Earth Gravitational Model

The Earth Gravitational Models (EGM) are a series of geopotential models of the Earth published by the National Geospatial-Intelligence Agency (NGA). They are used as the geoid reference in the World Geodetic System.

A view of the Earth's geoid, as provided by EGM96

The NGA provides the models in two formats: as the series of numerical coefficients to the spherical harmonics which define the model, or a dataset giving the geoid height at each coordinate at a given resolution.^[1]

Three model versions have been published: EGM84 with n=m=180, EGM96 with n=m=360, and EGM2008 with n=m=2160. n and m are the degree and orders of harmonic coefficients; the higher they are, the more parameters the models have, and the more precise they are. EGM2008 also contains expansions to n=2190.^[1] Developmental versions of the EGM are referred to as Preliminary Gravitational Models (PGMs).^[2]
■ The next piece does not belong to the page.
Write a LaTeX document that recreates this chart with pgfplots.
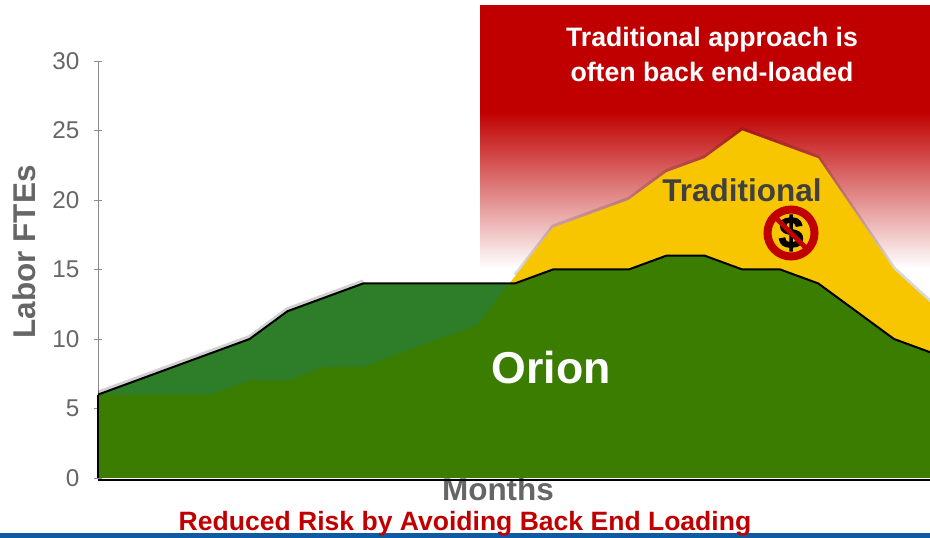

Each version of EGM has its own EPSG code as a vertical datum.

History

EGM84

The first EGM, EGM84, was defined as a part of WGS84 along with its reference ellipsoid. WGS84 combines the old GRS 80 with the then-latest data, namely available Doppler, satellite laser ranging, and Very Long Baseline Interferometry (VLBI) observations, and a new least squares method called collocation.^[3] It allowed for a model with n=m=180 to be defined, providing a raster for every half degree (30', 30 minute) of latitude and longitude of the world.^[4] NIMA also computed and made available 30′×30′ mean altimeter derived gravity anomalies from the GEOSAT Geodetic Mission. 15′×15′ is also available.^[5]

EGM96

EGM96 from 1996 is the result of a collaboration between the National Imagery and Mapping Agency (NIMA), the NASA Goddard Space Flight Center (GSFC), and the Ohio State University. It took advantage of new surface gravity data from many different regions of the globe, including data newly released from the NIMA archives. Major terrestrial gravity acquisitions by NIMA since 1990 include airborne gravity surveys over Greenland and parts of the Arctic and the Antarctic, surveyed by the Naval Research Lab (NRL) and cooperative gravity collection projects, several of which were undertaken with the University of Leeds. These collection efforts have improved the data holdings over many of the world's land areas, including Africa, Canada, parts of South America and Africa, Southeast Asia, Eastern Europe, and the former Soviet Union. In addition, there have been major efforts to improve NIMA's existing 30' mean anomaly database through contributions over various countries in Asia. EGM96 also included altimeter derived anomalies derived from ERS-1 by Kort & Matrikelstyrelsen (KMS), (National Survey and Cadastre, Denmark) over portions of the Arctic, and the Antarctic, as well as the altimeter derived anomalies of Schoene [1996] over the Weddell Sea. The raster from EGM96 is provided at 15'x15' resolution.^[1]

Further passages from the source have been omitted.